Mild cognitive impairment (MCI) is characterized by subjective and objective memory impairments in the absence of manifest functional decline. Mild changes in activities of daily living (ADL) can be present and probably predict conversion to dementia. A new advanced (a)-ADL tool was developed, evaluating high-level activities and, taking each participant as their own reference, distinguishing a global Disability Index (a-ADL-DI), a Cognitive Disability Index (a-ADL-CDI), and a Physical Disability Index (a-ADL-PDI), based on the number of activities performed and the severity and causes of the functional problem. This study evaluates the discriminative validity of the a-ADL in MCI.

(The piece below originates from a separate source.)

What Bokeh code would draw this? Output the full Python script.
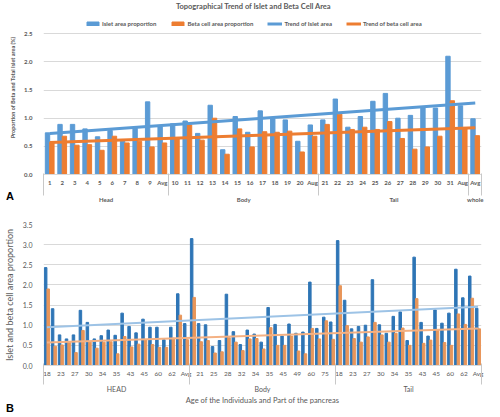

Based upon clinical evaluation and a set of global, cognitive, mood, and functional assessments, 150 community-dwelling participants (average age 80.3 years (SD 5; 66–91)) were included and diagnosed as (1) cognitively healthy participants (n = 50); (2) patients with a-MCI (n = 48), or (3) mild to moderate AD (n = 52). The a-ADL tool was not a part of the clinical evaluation.
The a-ADL-DI and the a-ADL-CDI showed a sensitivity and specificity ranging from 70% to 94.2%, Positive Predictive Value ranging from 70% till 93.8%, and Negative Predictive Value from 64.4% and 93.8%, an area under the curve (AUC) ranging from 0.791 to 0.960. Functional decline related to physical deficits, as assessed by the a-ADL-PDI, did not discriminate between the different groups.
The a-ADL tool has a good ability to distinguish normal and pathological cognitive aging. Its discriminative power for underlying causes of limitations may be an advantage.